A very important thing is to write this stuff down... so next time you go to try it, you have a really good reference point - with tasting notes - to use.

Gotta try these things. :) Good luck.
 

peterlonz

Well-Known Member
Joined
6/12/11
Messages
186
Reaction score
43
The use of Liquorice is to my mind likely to end you up with an inappropriate taste.
It all depends on exactly what is meant by Liquorice, do "they" mean liquorice extract, soft liquorice, hard liquorice - God knows there are all sorts of options & if you attempt to use even a small potion of a hard liquorice stick you will end up with a liquorice drink with a stout flavour.
I know because when I first started brewing (50 years ago) using English recipes ( they turned out to be worthless), liquorice was a common theme with the darker beers. I soon learned to give liquorice a wide berth.

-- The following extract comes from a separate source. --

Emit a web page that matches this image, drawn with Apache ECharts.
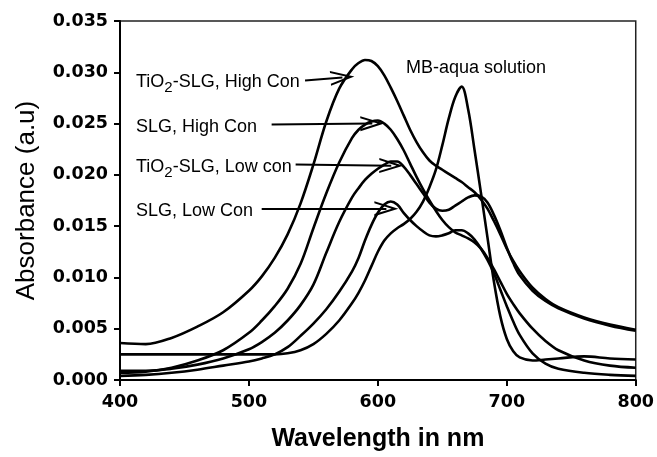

Of course there may well be a well defined way to obtain a controlled flavour addition using Liquorice, but until you can pin down that procedure please be very wary. The fact that that you have a recipe which does not precisely specify the type of liquorice would set warning bells off for me.
 

Adr_0

Gear Bod
Joined
4/4/13
Messages
1,776
Reaction score
684
peterlonz said:
The use of Liquorice is to my mind likely to end you up with an inappropriate taste.
It all depends on exactly what is meant by Liquorice, do "they" mean liquorice extract, soft liquorice, hard liquorice - God knows there are all sorts of options & if you attempt to use even a small potion of a hard liquorice stick you will end up with a liquorice drink with a stout flavour.
I know because when I first started brewing (50 years ago) using English recipes ( they turned out to be worthless), liquorice was a common theme with the darker beers. I soon learned to give liquorice a wide berth.

Of course there may well be a well defined way to obtain a controlled flavour addition using Liquorice, but until you can pin down that procedure please be very wary. The fact that that you have a recipe which does not precisely specify the type of liquorice would set warning bells off for me.
Damn. I hate finding out the answer before I even get to try it. :(

I've added spices to my beers once or twice a long time ago. I don't remember 'absolutely undrinkable' but definitely remember things like 'too much', 'not desired effect' and also something along the lines of 'should have filtered'.

You definitely have to be careful, as I think more cases than not it takes away rather than adds... and in zero cases does it turn a poor beer into a great beer.

But you definitely have to try... and take notes. Revisit it a few brews later and adjust.